Task to carry out> Beginning with the very first line, please reproduce the entries exactly through the line containing "99.3, 99.4, 99.5];".

Dataset records>
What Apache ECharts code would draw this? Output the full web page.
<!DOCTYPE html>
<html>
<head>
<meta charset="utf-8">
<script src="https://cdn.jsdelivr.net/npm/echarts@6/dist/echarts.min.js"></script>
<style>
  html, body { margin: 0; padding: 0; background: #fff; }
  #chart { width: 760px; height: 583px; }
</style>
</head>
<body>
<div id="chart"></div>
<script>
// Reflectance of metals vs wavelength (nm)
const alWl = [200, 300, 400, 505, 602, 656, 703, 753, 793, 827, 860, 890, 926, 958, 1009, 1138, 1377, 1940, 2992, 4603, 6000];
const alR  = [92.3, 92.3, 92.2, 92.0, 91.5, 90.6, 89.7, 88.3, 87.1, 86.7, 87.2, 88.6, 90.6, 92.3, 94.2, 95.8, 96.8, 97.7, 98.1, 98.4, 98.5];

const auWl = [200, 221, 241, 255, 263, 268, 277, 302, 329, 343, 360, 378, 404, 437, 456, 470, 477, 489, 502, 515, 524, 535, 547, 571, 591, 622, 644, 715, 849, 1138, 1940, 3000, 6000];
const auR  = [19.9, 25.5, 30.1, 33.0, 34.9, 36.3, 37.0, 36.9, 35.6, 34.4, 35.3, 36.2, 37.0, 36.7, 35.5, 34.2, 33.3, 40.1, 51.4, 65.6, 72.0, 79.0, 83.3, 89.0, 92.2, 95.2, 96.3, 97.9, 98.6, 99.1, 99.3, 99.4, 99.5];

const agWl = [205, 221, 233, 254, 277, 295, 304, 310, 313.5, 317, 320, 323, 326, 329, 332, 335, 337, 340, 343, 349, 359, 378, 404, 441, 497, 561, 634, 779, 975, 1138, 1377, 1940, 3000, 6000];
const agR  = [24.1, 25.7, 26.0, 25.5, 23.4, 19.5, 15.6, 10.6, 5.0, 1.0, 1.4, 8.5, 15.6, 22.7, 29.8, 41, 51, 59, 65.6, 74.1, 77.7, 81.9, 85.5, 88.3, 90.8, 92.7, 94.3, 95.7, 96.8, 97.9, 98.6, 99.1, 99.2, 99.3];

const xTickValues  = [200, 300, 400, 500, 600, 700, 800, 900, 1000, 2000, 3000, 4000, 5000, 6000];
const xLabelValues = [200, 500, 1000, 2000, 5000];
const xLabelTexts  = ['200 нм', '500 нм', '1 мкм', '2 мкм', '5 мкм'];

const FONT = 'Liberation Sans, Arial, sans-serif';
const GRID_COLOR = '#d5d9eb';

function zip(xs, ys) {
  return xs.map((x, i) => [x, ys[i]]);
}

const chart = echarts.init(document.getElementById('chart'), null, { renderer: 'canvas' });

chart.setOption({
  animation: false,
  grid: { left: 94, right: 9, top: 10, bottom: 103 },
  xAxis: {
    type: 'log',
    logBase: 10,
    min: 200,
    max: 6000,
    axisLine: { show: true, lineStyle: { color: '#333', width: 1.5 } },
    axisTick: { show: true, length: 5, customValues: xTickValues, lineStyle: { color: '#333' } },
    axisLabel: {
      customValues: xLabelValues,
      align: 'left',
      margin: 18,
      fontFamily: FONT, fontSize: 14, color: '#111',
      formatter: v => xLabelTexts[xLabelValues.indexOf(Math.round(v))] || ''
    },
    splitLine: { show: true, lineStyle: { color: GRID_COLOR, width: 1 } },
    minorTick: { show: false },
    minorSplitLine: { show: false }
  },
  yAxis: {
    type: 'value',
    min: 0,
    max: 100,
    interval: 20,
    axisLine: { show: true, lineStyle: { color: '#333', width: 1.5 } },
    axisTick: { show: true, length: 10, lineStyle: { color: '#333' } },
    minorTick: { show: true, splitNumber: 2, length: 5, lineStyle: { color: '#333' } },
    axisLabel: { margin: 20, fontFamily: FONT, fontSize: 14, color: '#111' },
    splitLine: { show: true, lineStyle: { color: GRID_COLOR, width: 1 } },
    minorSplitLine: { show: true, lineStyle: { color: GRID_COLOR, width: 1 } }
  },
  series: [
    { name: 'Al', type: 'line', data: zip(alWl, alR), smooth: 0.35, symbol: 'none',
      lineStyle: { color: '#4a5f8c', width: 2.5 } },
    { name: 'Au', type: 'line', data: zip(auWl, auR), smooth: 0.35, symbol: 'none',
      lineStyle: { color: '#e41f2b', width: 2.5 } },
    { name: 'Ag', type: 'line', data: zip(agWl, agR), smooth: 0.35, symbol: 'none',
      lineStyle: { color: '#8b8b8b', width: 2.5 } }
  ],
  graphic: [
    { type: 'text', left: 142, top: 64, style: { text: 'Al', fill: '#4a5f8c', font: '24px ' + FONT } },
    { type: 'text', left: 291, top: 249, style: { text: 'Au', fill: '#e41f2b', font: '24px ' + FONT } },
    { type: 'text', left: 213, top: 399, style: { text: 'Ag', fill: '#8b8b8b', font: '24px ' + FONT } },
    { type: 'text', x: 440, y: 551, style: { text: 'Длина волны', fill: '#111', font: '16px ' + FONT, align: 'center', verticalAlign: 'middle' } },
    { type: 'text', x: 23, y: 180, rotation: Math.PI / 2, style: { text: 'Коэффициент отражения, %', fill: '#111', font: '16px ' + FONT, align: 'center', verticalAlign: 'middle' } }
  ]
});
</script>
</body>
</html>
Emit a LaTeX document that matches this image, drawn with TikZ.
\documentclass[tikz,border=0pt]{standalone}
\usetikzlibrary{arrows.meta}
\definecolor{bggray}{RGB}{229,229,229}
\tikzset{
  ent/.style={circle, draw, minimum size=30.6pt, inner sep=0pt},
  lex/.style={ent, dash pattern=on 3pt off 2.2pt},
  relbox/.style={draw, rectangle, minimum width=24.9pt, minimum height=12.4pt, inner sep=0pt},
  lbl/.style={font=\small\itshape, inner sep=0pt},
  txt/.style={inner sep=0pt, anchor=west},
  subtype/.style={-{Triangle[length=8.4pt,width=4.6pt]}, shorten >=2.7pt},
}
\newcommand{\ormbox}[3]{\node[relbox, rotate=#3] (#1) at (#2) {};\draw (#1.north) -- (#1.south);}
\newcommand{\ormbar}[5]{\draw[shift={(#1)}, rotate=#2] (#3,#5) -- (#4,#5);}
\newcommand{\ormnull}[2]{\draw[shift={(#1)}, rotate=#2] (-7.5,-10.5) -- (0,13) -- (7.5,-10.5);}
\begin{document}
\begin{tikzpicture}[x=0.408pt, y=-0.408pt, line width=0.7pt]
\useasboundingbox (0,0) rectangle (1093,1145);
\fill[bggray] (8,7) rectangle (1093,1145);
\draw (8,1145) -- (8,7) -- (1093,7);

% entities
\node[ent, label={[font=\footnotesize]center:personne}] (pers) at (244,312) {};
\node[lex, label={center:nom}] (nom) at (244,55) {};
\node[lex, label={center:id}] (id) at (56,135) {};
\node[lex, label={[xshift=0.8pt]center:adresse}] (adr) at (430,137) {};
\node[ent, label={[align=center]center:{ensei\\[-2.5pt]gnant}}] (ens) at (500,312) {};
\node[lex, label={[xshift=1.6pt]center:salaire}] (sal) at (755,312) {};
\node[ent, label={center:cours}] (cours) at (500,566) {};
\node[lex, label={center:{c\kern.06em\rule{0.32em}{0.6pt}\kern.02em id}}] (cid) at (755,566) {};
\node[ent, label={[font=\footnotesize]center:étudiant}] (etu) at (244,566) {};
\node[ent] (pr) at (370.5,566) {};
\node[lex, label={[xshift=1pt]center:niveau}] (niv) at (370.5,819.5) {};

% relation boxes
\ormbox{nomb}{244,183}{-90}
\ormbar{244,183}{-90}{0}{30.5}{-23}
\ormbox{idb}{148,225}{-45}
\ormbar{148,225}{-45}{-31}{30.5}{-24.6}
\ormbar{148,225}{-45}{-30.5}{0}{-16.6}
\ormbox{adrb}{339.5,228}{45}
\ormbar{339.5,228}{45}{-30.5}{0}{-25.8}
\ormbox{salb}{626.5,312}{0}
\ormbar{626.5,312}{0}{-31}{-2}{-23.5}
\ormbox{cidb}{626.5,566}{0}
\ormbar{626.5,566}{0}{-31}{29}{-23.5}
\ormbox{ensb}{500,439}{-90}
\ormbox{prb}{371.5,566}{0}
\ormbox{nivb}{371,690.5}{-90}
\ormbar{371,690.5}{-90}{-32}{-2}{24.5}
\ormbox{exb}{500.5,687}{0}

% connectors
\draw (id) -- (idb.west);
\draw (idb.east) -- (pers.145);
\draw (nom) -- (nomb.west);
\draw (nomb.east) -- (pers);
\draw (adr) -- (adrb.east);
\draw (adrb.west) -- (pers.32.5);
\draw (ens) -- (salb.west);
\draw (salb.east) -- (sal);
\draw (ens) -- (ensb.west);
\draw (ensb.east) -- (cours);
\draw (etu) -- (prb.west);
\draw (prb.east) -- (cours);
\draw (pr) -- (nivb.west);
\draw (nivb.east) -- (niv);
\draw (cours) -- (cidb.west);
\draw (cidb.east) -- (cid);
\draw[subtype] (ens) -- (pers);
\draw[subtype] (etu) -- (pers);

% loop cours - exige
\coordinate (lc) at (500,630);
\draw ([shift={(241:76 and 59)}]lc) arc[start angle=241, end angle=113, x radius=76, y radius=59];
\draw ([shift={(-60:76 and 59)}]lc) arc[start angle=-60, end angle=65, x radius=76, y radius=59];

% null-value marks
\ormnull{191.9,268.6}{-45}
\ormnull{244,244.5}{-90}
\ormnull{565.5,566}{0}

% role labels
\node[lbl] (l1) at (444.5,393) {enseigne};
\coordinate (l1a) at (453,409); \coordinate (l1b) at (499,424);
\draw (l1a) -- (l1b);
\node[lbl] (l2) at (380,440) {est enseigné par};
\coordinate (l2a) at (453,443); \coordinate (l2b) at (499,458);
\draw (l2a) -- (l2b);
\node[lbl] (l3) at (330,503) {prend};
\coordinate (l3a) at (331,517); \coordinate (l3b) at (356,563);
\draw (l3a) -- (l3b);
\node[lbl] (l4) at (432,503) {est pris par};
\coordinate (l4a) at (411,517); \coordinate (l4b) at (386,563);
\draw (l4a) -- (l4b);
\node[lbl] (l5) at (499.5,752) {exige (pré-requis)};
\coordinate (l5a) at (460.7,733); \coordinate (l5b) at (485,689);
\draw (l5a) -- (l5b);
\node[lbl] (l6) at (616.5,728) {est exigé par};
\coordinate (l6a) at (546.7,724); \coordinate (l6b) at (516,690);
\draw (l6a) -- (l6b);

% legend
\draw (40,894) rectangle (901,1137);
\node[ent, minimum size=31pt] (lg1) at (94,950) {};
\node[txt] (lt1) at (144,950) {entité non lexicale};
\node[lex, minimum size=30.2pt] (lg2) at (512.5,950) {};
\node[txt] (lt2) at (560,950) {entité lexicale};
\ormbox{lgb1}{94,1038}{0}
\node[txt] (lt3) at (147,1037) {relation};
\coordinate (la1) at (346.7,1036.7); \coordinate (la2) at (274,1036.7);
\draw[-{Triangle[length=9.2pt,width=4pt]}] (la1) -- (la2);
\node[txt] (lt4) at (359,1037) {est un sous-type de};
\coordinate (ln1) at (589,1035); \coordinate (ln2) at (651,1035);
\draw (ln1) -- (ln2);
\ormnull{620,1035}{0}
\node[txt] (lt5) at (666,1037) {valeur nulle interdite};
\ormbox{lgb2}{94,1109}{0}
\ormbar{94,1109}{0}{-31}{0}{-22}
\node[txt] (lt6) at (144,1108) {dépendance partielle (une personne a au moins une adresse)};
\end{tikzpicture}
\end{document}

Correct answer>
What Apache ECharts code would draw this? Output the full web page.
<!DOCTYPE html>
<html>
<head>
<meta charset="utf-8">
<script src="https://cdn.jsdelivr.net/npm/echarts@6/dist/echarts.min.js"></script>
<style>
  html, body { margin: 0; padding: 0; background: #fff; }
  #chart { width: 760px; height: 583px; }
</style>
</head>
<body>
<div id="chart"></div>
<script>
// Reflectance of metals vs wavelength (nm)
const alWl = [200, 300, 400, 505, 602, 656, 703, 753, 793, 827, 860, 890, 926, 958, 1009, 1138, 1377, 1940, 2992, 4603, 6000];
const alR  = [92.3, 92.3, 92.2, 92.0, 91.5, 90.6, 89.7, 88.3, 87.1, 86.7, 87.2, 88.6, 90.6, 92.3, 94.2, 95.8, 96.8, 97.7, 98.1, 98.4, 98.5];

const auWl = [200, 221, 241, 255, 263, 268, 277, 302, 329, 343, 360, 378, 404, 437, 456, 470, 477, 489, 502, 515, 524, 535, 547, 571, 591, 622, 644, 715, 849, 1138, 1940, 3000, 6000];
const auR  = [19.9, 25.5, 30.1, 33.0, 34.9, 36.3, 37.0, 36.9, 35.6, 34.4, 35.3, 36.2, 37.0, 36.7, 35.5, 34.2, 33.3, 40.1, 51.4, 65.6, 72.0, 79.0, 83.3, 89.0, 92.2, 95.2, 96.3, 97.9, 98.6, 99.1, 99.3, 99.4, 99.5];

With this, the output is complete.